Rookie, having decided that Clarabelle is his human of choice for the evening, sprawls across her feet and his stuffed cute companion Mr. Jolly Beary is clutched protectively between his paws.
“The gala is going to be a disaster,” Peyton announces to no one in particular, accepting a glass of wine with the eagerness of someone who’s been thinking about alcohol since nine a.m. “The florist sent ivory roses instead of cream.Ivory. Like we’re savages.”
“Tragedy,” Tipper says dryly. “Almost as tragic as murder.”
“Speaking of which…” Chevy taps the photo of Vivian with her marker. “Welcome to the official meeting of the murder club. Tonight’s case revolves around Vivian Maple, purveyor of pumpkin spice and collector of enemies.”
“Now just a darn tooting minute,” Peggy interjects while holding up a finger in protest. “We’re not starting the murder party until we’ve done our roses and thorns. It’s a long-standing murder club tradition!”
“Heaven save me from small-town rituals,” Peyton mutters, but she’s outvoted as everyone else murmurs agreement.
“Just to reiterate”—I start, glancing at Peyton—“roses are something good that’s happened recently, and thorns are, well, thorns in our sides.”
“I’ll start,” Peggy volunteers. “My rose is that my arthritis medication finally kicked in, and I can open pickle jars again without asking the bag boy at Hannaford’s. My thorn is that Ican now open pickle jars, so I’ve lost my excuse to flirt with the bag boy at Hannaford’s.”

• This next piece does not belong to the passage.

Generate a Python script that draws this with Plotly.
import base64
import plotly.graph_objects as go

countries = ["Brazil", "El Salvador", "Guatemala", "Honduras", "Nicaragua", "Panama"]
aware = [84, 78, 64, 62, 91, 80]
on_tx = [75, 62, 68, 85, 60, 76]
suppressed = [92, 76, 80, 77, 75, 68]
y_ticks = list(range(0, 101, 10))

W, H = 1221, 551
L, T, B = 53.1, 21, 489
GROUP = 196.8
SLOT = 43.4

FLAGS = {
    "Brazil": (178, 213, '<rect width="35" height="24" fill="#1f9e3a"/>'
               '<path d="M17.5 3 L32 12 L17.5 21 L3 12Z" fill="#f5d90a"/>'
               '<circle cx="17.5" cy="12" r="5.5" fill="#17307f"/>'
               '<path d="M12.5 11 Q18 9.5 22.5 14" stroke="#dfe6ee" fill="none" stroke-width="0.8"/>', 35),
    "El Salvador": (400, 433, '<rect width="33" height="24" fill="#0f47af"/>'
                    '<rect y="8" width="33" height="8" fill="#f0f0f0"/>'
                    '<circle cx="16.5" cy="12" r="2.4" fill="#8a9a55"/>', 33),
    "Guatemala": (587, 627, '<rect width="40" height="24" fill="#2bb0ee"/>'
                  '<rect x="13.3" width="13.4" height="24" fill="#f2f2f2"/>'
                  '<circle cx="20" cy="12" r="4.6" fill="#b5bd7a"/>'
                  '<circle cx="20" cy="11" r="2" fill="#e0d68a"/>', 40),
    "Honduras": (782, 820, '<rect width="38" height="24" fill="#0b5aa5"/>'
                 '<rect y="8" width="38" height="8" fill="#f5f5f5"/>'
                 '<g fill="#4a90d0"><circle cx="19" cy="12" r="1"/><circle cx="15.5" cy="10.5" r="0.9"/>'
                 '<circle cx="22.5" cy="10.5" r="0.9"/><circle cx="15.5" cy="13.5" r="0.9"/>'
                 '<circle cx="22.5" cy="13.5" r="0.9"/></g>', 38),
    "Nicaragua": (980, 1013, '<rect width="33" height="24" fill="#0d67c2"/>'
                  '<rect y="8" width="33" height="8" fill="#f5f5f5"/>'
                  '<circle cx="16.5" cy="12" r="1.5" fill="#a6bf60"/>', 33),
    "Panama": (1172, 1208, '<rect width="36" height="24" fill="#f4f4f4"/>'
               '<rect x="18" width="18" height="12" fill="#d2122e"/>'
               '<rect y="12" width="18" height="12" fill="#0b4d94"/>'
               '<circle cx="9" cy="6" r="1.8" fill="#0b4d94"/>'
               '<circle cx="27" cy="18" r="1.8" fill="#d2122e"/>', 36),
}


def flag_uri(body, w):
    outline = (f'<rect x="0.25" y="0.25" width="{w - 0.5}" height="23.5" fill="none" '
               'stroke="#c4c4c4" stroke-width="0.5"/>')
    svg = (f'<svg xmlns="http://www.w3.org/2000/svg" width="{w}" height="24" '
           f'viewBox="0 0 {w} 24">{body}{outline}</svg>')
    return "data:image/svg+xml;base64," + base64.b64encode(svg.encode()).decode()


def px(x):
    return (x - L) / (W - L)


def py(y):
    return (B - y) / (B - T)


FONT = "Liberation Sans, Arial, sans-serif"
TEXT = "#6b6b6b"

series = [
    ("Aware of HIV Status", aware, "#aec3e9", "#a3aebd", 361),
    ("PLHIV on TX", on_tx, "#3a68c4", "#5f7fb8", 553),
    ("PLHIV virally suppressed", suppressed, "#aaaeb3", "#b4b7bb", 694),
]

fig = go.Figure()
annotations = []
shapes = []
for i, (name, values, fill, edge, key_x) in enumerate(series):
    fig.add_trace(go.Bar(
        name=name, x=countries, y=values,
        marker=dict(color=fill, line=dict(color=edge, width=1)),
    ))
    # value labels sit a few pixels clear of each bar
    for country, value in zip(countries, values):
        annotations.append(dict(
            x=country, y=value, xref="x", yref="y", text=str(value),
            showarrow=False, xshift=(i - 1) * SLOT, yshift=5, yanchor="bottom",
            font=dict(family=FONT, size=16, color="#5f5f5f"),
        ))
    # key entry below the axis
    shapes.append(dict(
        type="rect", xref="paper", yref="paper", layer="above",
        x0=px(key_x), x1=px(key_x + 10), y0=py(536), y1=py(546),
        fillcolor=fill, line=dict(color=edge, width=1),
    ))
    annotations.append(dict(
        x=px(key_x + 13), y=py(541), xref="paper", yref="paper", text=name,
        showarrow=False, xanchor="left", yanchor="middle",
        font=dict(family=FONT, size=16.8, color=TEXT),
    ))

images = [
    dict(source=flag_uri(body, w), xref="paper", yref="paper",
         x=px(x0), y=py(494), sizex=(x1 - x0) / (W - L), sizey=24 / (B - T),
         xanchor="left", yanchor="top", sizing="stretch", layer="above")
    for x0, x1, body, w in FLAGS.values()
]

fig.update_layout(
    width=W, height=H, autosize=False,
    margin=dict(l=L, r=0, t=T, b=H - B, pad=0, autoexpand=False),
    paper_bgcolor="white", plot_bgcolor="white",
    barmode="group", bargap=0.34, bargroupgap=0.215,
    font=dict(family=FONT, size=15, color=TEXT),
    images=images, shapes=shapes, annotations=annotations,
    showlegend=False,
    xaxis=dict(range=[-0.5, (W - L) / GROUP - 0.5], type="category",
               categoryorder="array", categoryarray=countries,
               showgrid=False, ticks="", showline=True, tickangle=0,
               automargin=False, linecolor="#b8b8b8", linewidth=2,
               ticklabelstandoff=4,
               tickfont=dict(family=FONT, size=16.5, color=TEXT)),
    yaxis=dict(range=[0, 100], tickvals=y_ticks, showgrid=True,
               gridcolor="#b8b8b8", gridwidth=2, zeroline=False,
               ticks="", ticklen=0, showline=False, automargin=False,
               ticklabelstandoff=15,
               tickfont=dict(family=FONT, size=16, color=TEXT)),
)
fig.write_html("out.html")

“My rose”—Clarabelle jumps in—“is that I finally taught my parrot to say, ‘who’s a pretty bird’ instead of ‘holy hell, that hurts,’ which he picked up when I stubbed my toe. My thorn is that now he says, ‘holy hell, who’s a pretty bird,’ which has made visits from the church ladies a wee bit awkward.”

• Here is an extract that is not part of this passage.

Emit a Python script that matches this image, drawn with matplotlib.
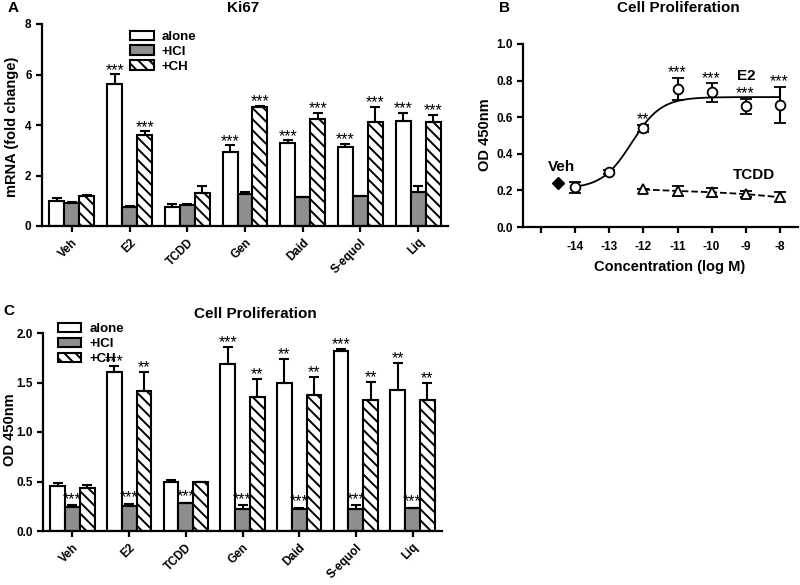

Tipper strokes Cricket absently as she thinks. “My rose is that Henry finally let me reorganize the spice drawer at the restaurant. My thorn is discovering that his idea of organization involved alphabetizing everything... by color.”

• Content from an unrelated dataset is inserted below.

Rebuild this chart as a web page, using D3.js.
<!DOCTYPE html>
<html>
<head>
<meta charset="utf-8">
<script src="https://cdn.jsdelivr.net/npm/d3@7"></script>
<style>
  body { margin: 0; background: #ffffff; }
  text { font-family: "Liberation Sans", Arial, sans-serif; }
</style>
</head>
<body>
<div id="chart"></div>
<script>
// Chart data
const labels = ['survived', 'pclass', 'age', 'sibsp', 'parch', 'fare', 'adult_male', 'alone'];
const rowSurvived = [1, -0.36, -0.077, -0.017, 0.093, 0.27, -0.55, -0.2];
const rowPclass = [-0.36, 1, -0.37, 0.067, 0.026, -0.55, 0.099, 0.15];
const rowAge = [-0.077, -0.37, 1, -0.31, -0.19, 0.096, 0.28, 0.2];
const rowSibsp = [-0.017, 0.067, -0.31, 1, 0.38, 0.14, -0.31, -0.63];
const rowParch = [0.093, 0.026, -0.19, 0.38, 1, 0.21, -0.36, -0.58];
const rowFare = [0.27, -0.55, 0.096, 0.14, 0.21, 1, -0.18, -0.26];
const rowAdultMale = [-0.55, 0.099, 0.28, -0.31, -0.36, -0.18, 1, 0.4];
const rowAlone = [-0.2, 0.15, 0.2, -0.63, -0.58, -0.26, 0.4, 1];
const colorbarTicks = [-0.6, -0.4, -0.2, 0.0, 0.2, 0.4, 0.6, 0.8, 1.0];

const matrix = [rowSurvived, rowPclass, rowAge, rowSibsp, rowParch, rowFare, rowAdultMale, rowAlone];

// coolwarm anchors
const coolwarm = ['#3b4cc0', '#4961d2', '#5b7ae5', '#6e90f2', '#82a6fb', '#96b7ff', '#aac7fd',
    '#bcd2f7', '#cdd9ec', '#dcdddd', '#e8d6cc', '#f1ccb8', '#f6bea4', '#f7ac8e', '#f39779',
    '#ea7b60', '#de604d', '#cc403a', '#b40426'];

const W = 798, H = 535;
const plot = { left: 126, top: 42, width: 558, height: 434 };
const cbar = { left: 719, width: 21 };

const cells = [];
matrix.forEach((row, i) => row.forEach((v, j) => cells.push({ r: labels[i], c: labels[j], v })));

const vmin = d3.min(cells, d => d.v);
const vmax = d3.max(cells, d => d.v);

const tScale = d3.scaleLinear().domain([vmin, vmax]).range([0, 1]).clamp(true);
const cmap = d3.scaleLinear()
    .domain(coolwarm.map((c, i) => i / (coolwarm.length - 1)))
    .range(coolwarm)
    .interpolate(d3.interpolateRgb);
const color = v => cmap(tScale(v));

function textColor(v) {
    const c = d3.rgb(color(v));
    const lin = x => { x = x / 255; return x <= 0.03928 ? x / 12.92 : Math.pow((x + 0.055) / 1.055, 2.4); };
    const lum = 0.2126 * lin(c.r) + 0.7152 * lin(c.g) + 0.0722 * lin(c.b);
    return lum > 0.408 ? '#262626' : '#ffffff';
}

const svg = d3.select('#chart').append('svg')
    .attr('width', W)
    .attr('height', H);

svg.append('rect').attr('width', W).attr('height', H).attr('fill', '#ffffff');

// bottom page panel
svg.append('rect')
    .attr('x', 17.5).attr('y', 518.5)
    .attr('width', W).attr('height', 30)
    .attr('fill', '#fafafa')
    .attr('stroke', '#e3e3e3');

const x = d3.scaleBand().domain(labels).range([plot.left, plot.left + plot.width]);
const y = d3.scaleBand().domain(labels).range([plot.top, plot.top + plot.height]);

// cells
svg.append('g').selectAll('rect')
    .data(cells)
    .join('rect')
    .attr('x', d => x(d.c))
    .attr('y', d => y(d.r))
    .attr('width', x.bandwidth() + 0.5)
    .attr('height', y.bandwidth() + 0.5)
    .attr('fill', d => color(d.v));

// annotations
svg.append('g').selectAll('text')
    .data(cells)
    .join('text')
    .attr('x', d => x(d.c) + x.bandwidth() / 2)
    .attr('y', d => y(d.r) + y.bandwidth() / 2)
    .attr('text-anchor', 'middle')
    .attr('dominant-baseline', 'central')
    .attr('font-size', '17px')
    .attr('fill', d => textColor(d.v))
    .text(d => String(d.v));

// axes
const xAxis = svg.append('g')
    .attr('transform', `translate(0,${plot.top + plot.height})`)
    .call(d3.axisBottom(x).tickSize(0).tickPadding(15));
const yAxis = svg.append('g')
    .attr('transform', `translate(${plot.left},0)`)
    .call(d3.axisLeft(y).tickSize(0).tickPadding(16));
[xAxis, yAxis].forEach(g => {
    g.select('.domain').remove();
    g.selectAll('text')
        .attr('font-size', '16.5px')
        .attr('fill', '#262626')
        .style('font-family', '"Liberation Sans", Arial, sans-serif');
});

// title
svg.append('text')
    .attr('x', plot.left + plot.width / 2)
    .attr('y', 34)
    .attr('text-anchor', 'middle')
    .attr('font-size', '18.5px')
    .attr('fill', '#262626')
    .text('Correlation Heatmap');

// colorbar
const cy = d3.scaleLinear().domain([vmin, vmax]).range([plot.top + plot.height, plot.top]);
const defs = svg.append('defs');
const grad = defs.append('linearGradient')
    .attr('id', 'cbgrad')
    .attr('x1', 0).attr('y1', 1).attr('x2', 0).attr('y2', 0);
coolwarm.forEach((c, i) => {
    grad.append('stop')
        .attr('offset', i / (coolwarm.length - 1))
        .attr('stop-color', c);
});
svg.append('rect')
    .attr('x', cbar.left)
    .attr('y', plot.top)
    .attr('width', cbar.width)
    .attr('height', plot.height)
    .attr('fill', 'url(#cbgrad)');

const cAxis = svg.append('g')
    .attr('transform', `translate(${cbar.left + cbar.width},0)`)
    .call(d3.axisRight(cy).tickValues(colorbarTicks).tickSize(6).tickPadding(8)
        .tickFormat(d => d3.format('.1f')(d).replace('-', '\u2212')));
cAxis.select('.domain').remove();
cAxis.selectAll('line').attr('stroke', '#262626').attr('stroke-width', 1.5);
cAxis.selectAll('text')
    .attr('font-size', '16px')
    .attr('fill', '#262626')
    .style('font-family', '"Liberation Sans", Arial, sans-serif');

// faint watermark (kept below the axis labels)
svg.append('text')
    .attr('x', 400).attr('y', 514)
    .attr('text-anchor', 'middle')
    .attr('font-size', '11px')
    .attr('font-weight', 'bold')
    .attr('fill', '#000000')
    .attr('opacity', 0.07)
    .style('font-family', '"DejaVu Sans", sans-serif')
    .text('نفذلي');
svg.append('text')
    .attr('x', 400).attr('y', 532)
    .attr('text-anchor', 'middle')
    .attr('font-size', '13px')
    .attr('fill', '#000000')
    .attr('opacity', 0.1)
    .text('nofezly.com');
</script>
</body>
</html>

“That’s not so odd—” I begin.
“Purple paprika, red rosemary, yellow... yeast,” Tipper confirms with a shudder.
Okay, so Henry can be a bit anal about things. But in the grand scheme of things, I consider the fact he organizes at all a true-blue perk.
Chevy sets down her marker. “My rose is that my editor extended my deadline for the next book. My thorn is that she extended it because, and I quote, ‘Your last draft reads like it was written by a drunk orangutan with a thesaurus.’”
“Harsh.” Bunny chuckles, already working on her second glass of wine. “My rose is that I met a dashing investment banker with his own yacht. My thorn is that he named the yacht after his mother and has her portrait hanging in the master cabin. Nothing kills the mood quite like Barbara from Bangor watching your every move.”
All eyes turn to me. “My rose is that I’m making progress on the Maple case,” I say, ignoring Peyton’s eye roll. “My thorn is that my boyfriend is acting stranger than a cat on caffeine, and I can’t figure out why.”
No one so much as bats a lash at that one—as if they somehow expected it on some level. Everyone but me.
Finally, everyone looks expectantly at Peyton who sighs as if we’ve asked her to recite the Constitution backward while juggling. That might be easier for her.
“Fine. My rose is that the Gilded Gratitude Gala will feature ice sculptures of turkeys that dispense champagne through their... anatomically incorrect beaks.” She takes a large gulp of wine. “My thorn is that I work with a team of incompetents who thought anatomically incorrect meant let’s make the champagne come out of the other end. So now I have to explain to the ice sculptor why we can’t have champagne-defecating turkeys at the most prestigious event of the season.”
A moment of stunned silence is broken by Bunny’s delighted cackle. “Well, that would certainly make the society pages! Three cheers for champagne-defecating turkeys!”
We all give a few wild whoops, and those holding liquor in their hands don’t miss out on the opportunity to imbibe.
Chevy clears her throat, reclaiming her position at the murder board. “Now that we’ve bonded appropriately, there’s just one thing left to do tonight.” She wiggles the marker between her fingers. “Let’s get down to murder.”